* start *

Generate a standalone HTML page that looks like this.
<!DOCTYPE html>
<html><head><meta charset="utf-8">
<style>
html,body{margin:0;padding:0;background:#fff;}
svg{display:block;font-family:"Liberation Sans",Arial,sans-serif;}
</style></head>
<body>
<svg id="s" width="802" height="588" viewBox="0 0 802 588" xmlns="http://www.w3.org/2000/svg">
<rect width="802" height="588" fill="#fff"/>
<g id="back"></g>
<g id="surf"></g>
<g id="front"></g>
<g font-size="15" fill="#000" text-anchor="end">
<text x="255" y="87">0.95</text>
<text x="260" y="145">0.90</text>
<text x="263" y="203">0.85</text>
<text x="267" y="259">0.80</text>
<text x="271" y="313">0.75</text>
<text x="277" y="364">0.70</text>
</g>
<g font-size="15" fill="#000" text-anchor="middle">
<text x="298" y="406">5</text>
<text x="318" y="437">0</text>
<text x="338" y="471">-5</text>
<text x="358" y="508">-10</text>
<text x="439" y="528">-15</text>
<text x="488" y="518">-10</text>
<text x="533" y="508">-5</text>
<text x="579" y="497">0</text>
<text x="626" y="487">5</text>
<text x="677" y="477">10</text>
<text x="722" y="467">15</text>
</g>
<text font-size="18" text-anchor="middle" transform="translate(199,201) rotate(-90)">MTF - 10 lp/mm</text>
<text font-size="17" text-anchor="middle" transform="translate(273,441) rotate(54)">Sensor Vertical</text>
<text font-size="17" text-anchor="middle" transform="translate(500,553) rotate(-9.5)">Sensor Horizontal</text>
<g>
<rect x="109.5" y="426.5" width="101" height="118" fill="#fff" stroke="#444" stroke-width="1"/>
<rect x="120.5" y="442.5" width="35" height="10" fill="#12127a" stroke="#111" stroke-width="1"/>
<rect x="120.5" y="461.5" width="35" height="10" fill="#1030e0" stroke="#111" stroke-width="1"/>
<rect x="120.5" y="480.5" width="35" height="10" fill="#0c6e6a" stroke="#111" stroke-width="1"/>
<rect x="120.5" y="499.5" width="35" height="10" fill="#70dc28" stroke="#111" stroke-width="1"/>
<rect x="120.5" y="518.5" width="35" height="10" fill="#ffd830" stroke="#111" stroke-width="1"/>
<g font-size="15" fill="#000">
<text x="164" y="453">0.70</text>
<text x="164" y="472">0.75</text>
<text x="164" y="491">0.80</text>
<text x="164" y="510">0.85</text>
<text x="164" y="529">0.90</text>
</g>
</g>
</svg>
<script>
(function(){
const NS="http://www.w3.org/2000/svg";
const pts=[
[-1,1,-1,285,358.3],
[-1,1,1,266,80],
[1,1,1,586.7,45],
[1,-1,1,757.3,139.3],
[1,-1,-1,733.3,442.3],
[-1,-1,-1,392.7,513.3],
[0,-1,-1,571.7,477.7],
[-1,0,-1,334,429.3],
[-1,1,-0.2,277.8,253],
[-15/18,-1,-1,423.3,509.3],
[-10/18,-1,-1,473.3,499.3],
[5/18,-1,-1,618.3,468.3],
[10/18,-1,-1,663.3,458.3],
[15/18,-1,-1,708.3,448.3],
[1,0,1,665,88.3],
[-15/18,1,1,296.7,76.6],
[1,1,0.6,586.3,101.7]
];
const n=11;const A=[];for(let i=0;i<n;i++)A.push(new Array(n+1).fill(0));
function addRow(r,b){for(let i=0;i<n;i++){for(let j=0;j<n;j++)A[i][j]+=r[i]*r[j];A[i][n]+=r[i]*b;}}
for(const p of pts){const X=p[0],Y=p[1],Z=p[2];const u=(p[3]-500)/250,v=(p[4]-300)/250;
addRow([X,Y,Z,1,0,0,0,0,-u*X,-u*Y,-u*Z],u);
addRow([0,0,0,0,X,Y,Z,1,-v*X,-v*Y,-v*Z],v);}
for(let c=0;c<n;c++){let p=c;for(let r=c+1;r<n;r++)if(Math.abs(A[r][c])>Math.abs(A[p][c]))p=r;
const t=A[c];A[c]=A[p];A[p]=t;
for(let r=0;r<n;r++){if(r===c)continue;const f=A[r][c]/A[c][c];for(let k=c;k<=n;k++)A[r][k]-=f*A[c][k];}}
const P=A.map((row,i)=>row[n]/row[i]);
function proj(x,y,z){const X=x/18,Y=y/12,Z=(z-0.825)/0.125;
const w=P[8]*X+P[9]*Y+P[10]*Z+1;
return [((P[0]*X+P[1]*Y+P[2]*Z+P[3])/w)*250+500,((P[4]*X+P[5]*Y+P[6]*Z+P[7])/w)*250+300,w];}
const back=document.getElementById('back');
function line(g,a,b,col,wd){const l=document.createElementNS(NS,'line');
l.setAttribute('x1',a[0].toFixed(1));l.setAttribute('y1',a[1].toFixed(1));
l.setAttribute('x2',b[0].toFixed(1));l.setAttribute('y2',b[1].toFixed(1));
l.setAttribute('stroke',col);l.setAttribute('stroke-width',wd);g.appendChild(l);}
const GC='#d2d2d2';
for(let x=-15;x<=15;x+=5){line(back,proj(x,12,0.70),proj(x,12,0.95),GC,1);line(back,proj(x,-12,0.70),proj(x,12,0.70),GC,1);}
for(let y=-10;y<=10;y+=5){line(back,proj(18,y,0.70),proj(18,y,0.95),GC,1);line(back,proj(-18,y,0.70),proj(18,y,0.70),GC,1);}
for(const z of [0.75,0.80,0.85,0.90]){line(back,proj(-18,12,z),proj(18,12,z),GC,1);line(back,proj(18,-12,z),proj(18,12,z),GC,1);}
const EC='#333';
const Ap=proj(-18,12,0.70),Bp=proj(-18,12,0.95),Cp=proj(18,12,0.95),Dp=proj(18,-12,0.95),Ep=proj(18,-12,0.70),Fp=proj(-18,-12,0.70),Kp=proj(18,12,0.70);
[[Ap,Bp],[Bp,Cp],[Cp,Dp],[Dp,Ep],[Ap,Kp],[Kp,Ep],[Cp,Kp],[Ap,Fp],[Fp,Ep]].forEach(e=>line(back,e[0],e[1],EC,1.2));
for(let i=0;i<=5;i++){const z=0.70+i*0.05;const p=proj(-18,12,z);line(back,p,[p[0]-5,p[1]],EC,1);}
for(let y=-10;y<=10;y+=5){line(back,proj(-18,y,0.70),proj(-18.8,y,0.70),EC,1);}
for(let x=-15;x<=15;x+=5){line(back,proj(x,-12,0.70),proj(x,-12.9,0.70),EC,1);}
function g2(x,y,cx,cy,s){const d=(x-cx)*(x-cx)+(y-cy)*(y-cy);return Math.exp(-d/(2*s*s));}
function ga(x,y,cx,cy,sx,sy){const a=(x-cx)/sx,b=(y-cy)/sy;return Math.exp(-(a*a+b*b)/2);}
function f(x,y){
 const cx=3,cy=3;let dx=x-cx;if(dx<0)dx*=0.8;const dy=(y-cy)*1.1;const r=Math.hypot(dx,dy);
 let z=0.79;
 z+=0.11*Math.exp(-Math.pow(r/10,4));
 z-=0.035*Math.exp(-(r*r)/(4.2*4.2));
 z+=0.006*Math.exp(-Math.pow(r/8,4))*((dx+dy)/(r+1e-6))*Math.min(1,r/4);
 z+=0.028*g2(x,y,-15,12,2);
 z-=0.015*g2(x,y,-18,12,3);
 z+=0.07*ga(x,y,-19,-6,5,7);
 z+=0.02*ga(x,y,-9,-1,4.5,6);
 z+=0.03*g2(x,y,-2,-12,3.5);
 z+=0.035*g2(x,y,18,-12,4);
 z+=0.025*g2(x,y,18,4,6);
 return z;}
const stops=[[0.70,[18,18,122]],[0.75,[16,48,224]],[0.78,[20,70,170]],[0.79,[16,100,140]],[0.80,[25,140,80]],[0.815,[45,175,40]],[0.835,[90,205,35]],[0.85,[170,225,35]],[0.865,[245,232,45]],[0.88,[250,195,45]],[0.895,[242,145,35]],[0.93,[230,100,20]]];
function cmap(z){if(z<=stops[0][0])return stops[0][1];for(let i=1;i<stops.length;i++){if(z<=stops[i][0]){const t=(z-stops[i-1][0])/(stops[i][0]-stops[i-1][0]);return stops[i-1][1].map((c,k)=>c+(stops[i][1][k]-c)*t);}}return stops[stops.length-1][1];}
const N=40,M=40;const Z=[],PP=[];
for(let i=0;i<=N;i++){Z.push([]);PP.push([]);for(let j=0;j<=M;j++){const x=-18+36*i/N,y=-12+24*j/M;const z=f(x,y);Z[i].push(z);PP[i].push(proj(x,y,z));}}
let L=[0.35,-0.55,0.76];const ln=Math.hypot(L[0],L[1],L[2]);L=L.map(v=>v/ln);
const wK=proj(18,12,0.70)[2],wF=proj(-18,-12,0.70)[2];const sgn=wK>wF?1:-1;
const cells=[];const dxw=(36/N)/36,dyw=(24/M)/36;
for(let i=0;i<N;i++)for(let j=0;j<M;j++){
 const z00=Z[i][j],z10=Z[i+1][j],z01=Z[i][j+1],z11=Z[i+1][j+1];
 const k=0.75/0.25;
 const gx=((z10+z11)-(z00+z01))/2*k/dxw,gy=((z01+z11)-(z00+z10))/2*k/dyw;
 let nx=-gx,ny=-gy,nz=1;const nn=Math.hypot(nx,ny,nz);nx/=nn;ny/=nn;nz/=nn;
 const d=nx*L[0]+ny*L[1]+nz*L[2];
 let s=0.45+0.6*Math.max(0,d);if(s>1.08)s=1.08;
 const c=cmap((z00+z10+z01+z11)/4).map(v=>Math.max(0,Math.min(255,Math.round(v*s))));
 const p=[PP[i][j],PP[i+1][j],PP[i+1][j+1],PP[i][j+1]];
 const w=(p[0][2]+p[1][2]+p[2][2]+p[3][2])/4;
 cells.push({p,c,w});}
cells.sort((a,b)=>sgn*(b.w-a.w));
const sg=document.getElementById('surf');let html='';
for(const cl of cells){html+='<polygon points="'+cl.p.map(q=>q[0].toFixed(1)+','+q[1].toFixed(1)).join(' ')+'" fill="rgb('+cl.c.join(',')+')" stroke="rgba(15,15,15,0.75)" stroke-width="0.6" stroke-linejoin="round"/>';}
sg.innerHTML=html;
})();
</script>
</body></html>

* end *
* start *

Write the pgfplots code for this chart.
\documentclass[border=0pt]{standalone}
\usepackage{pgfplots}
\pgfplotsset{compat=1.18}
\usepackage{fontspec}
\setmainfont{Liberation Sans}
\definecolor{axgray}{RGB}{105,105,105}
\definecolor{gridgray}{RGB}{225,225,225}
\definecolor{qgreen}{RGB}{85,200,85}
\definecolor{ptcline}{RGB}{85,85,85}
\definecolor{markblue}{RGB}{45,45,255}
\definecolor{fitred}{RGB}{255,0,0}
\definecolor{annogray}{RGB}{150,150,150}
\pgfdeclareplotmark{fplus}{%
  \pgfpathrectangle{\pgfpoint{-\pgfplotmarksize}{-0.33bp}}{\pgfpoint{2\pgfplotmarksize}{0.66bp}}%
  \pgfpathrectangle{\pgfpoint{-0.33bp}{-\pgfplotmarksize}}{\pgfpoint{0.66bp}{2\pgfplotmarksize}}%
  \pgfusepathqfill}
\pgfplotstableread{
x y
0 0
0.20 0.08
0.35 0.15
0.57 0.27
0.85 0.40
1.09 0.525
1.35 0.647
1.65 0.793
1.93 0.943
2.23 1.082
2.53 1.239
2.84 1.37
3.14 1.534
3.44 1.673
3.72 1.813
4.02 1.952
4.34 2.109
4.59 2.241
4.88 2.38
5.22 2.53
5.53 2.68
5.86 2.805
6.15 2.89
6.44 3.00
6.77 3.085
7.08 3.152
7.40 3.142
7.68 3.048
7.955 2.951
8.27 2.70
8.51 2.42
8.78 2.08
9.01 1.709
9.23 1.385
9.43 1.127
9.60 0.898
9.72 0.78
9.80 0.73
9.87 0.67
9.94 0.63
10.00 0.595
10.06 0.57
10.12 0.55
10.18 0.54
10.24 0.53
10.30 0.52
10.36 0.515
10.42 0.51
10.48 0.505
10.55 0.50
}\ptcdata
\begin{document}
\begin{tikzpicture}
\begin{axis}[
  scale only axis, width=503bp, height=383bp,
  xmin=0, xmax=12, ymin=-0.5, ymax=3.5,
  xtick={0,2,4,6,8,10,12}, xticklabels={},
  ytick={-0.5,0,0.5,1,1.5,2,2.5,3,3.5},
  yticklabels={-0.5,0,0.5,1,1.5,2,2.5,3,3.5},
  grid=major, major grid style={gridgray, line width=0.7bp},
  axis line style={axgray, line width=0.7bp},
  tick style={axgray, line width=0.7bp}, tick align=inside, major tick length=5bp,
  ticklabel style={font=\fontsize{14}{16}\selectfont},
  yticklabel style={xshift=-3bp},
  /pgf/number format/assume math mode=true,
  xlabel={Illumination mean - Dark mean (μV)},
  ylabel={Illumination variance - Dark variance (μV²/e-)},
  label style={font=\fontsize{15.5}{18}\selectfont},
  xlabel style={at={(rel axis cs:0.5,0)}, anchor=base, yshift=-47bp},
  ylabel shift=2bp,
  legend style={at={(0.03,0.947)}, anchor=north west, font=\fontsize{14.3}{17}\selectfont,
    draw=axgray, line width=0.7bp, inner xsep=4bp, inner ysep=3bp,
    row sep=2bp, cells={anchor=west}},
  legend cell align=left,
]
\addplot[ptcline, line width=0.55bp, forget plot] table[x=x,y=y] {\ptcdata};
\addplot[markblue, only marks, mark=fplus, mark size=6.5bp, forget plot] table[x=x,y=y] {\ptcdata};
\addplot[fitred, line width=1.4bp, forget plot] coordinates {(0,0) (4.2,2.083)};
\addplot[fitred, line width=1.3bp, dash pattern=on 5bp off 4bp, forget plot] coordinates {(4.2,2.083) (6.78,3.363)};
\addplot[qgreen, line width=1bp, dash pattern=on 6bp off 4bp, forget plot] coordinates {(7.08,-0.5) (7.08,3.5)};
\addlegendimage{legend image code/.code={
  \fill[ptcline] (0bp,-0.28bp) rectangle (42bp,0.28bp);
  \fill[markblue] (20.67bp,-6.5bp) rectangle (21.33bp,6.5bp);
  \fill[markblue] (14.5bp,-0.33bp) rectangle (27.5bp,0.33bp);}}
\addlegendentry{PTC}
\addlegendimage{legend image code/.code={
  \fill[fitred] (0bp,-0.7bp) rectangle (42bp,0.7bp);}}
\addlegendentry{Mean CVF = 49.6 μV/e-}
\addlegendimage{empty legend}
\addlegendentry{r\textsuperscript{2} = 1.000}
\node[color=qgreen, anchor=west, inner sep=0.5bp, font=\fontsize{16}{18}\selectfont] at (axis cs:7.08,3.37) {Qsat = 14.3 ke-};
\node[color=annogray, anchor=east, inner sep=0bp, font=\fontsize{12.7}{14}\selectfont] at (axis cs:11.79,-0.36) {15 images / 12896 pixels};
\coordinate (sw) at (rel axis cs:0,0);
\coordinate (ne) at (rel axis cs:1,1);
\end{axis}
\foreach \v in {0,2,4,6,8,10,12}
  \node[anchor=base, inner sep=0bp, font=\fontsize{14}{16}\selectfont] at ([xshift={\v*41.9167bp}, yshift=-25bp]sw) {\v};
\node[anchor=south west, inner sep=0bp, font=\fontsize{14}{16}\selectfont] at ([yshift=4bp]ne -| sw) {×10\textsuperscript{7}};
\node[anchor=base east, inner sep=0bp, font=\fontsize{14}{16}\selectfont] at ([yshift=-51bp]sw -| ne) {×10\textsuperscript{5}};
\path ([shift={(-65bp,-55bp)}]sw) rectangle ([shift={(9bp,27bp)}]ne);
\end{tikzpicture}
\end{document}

* end *

Only the number should be given: how many lines of the data contain the word "this"?

__Task output__: 2